3 Common Mistakes That Ruin Dark Fabric Gradients

  1. Skipping the test swatch : Dark fabrics vary wildly in absorbency even within the same color, so always test your gradient on a scrap piece of the exact fabric you're printing on, instead of assuming your settings will work across all black tees.
  2. Using too much water to thin inks : Plain water breaks down pigment and increases dot gain on dark fabrics, leading to muddy, uneven gradients. Stick to a water-based extender for thinning.
  3. Using a heat press for final curing : The pressure of a heat press flattens halftone dots, creating harsh banding between gradient stops. Always use a conveyor dryer for water-based gradient prints on dark fabric.

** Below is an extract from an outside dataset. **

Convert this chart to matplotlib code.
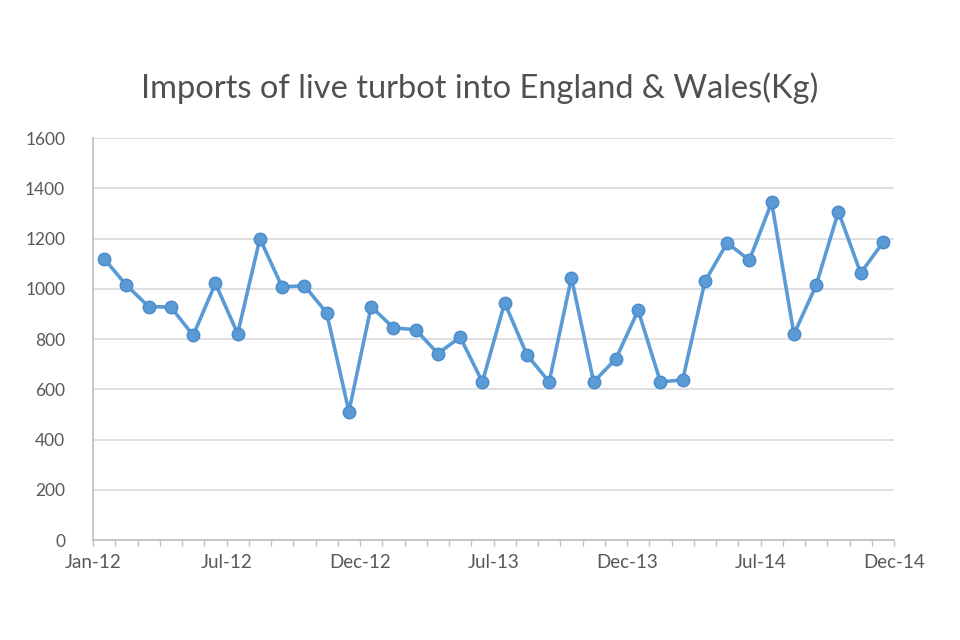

At the end of the day, photo-realistic gradients on dark fabric with water-based emulsions aren't about one magic trick---they're about nailing the small, easy-to-miss details. It takes a few test runs to dial in your process, but once you get it right, you'll be able to pull off soft, vibrant gradients on dark fabric that look just as professional as prints on light bases, with the eco-friendly, soft-hand feel that makes water-based emulsions worth the extra effort.